Tsang’s first foray into making a video work without human bodies present (even digital ones), Of Whales is a logical next move in the Worcester-born artist’s ongoing considerations of relationality. The connective thread between seemingly disparate projects, from her iconic documentary Wildness (2012) to the Ligia Lewis-choreographed We hold where study (2017), is connection itself, or the tensions and possibilities of being physically, psychologically, and socially entangled with others. In even the seemingly simplest of videos (and my favorite work of hers), the iPhone-shot Girl Talk (2015), Tsang’s attention is constantly attuned to being-with-others: in this work, the poet and theorist Fred Moten dances joyfully in his light-filled backyard and allows himself to be witnessed and held by Tsang and her camera, which captures a moment both tender and opaque.

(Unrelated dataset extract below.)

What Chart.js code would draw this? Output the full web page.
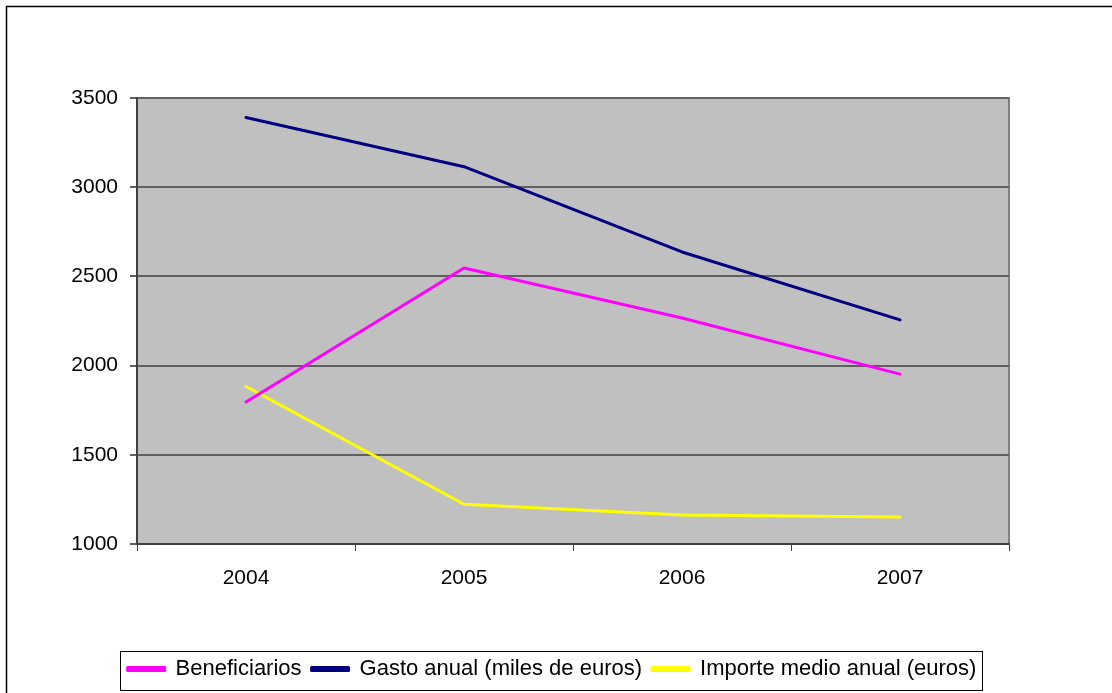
<!DOCTYPE html>
<html><head><meta charset="utf-8">
<script src="https://cdn.jsdelivr.net/npm/chart.js@4.4.0/dist/chart.umd.min.js"></script>
<style>html,body{margin:0;padding:0;background:#fff}#wrap{width:1112px;height:693px;position:relative}</style>
</head><body><div id="wrap"><canvas id="c" width="1112" height="693"></canvas></div>
<script>
const categories = ['2004', '2005', '2006', '2007'];
const beneficiarios = [1796, 2547, 2267, 1952];
const gastoAnual = [3391, 3115, 2637, 2256];
const importeMedio = [1883, 1223, 1162, 1151];
const yTicks = [1000, 1500, 2000, 2500, 3000, 3500];

const FONT = "'Liberation Sans', Arial, sans-serif";

const decor = {
  id: 'decor',
  beforeDraw(chart) {
    const {ctx, chartArea: a} = chart;
    ctx.save();
    ctx.fillStyle = '#C0C0C0';
    ctx.fillRect(a.left, a.top, a.right - a.left, a.bottom - a.top);
    ctx.strokeStyle = '#808080';
    ctx.lineWidth = 2;
    ctx.beginPath();
    ctx.moveTo(a.left, a.top);
    ctx.lineTo(a.right, a.top);
    ctx.lineTo(a.right, a.bottom);
    ctx.stroke();
    ctx.strokeStyle = '#000';
    ctx.lineWidth = 1.5;
    ctx.beginPath();
    ctx.moveTo(6.5, 693);
    ctx.lineTo(6.5, 6.5);
    ctx.lineTo(1112, 6.5);
    ctx.stroke();
    ctx.restore();
  },
  afterDraw(chart) {
    const lg = chart.legend;
    if (!lg || !lg.legendHitBoxes || !lg.legendHitBoxes.length) return;
    const hb = lg.legendHitBoxes;
    const first = hb[0], last = hb[hb.length - 1];
    const x0 = Math.round(first.left) - 7.5;
    const x1 = Math.round(last.left + last.width) + 6.5;
    const cy = first.top + first.height / 2;
    const ctx = chart.ctx;
    ctx.save();
    ctx.strokeStyle = '#000';
    ctx.lineWidth = 1;
    ctx.strokeRect(x0, Math.round(cy - 18) + 0.5, x1 - x0, 39);
    ctx.restore();
  }
};

new Chart(document.getElementById('c'), {
  type: 'line',
  data: {
    labels: categories,
    datasets: [
      {label: 'Beneficiarios', data: beneficiarios, borderColor: '#FF00FF', backgroundColor: '#FF00FF'},
      {label: 'Gasto anual (miles de euros)', data: gastoAnual, borderColor: '#000080', backgroundColor: '#000080'},
      {label: 'Importe medio anual (euros)', data: importeMedio, borderColor: '#FFFF00', backgroundColor: '#FFFF00'}
    ]
  },
  options: {
    responsive: false,
    animation: false,
    devicePixelRatio: 1,
    layout: {padding: {left: 0, top: 98, right: 8, bottom: 3}},
    elements: {
      line: {borderWidth: 3, tension: 0, borderCapStyle: 'round', borderJoinStyle: 'round'},
      point: {radius: 0, hoverRadius: 0}
    },
    plugins: {
      legend: {
        position: 'bottom',
        labels: {
          font: {family: FONT, size: 22},
          color: '#000',
          boxWidth: 37,
          boxHeight: 3,
          padding: 10
        }
      },
      tooltip: {enabled: false}
    },
    scales: {
      x: {
        offset: true,
        afterFit(s) { s.height = 104; },
        grid: {display: true, drawOnChartArea: false, drawTicks: true, tickLength: 7, color: '#404040', offset: true},
        border: {display: true, color: '#404040', width: 2},
        ticks: {font: {family: FONT, size: 21}, color: '#000', padding: 15, maxRotation: 0}
      },
      y: {
        min: 1000,
        max: 3500,
        afterFit(s) { s.width = 137; },
        afterBuildTicks(s) { s.ticks = yTicks.map(v => ({value: v})); },
        grid: {color: '#606060', lineWidth: 2, tickLength: 7, drawTicks: true},
        border: {display: true, color: '#404040', width: 2},
        ticks: {font: {family: FONT, size: 21}, color: '#000', padding: 12, callback: v => String(v)}
      },
      yRight: {
        position: 'right',
        display: true,
        afterFit(s) { s.width = 95; },
        grid: {display: false, drawTicks: false},
        border: {display: false},
        ticks: {display: false}
      }
    }
  },
  plugins: [decor]
});
</script></body></html>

Of Whales, like these earlier works, is an exploration of relation, this time of our connections with more-than-human animals and the watery realms that contain them. Inspired by both Moby Dick and Alexis Pauline Gumbs’s Undrowned: Black Feminist Lessons from Marine Mammals (2020), Tsang considers the point of view of the sperm whale itself, imagining it untethered from the commercial hunters who seek to capture and kill it. A speculative exercise in imagining otherwise, Of Whales conjures a visionary post-human oceanscape where non-extractive relations are the norm, rather than a rare exception.

But without being sited in visible proximity to Boston Harbor, where its animations of the sea can exist in dynamic relation to the real, Of Whales reveals the limitations of its digitized form and its creator’s own, actual (non)relation to the ocean. During the opening night conversation with curators Ruth Erickson and Tessa Bachi Haas on February 15, 2024, Tsang admitted her own terror of the ocean, which she was working to overcome by finally taking swimming lessons. Her vulnerable admission confirmed something that I (as a scuba diver for many years) speculated in my viewings of Of Whales in Venice and again in Boston— that, as seductive as the visual spectacle is, it was created by someone who does not know the ocean except through a fearful relation, who must transform the sea into the sky to render it majestic, rather than letting it exist on its own terms. In Wildness, Tsang was able to give voice to an inanimate object—the Silver Platter bar—because she intimately knew its rhythms, the complex dynamics and entanglements that shaped its very being. Of Whales, by contrast, is alienated from its subjects, and in that alienation, can never truly be-with the whale. The piece is thus an ambitious intellectual and technological exercise in expanding the artist’s ways of making video, but is devoid of the emotional core that gives the rest of Tsang’s oeuvre its power.

A colorful, sunlit sky, filled with billowing clouds, above crashing waves.

Wu Tsang, Of Whales, 2022. Installation view, “Wu Tsang: Of Whales,” the Institute of Contemporary Art / Boston, 2024. Photo by Mel Taing.

Taking Wu Tsang seriously as an artist and theorist of relation, I wonder if this feeling of disconnection or alienation from whales is actually, surreptitiously, the real point of Of Whales. If a viewer leaves with an understanding that we can never capture whales’ existence or experience, then perhaps Of Whales has done its work. We have done enough as a species to colonize and capitalize on whales: Ahab was driven mad by his desire to capture Moby Dick; environmental NGOs make the mistake of anthropo-morphizing whales and other endangered mammals to garner our sympathy and donations; documentary filmmakers, fisherfolk, tourists, and scientists track whales endlessly for their own purposes and plans. By placing the whale in the cosmos far from human reach, has Tsang (even inadvertently) shown us the only way to be in ethical relation to whales—by entreating us to stop studying, hunting, and interfering with whales at all? Perhaps this is the true reprieve the video offers—not to give us tired art-goers a moment to rest our eyes, but to give these unknowable creatures of the sea the hope of being free of us.

“Wu Tsang: Of Whales” is on view at the ICA / Boston through Aug 4, 2024.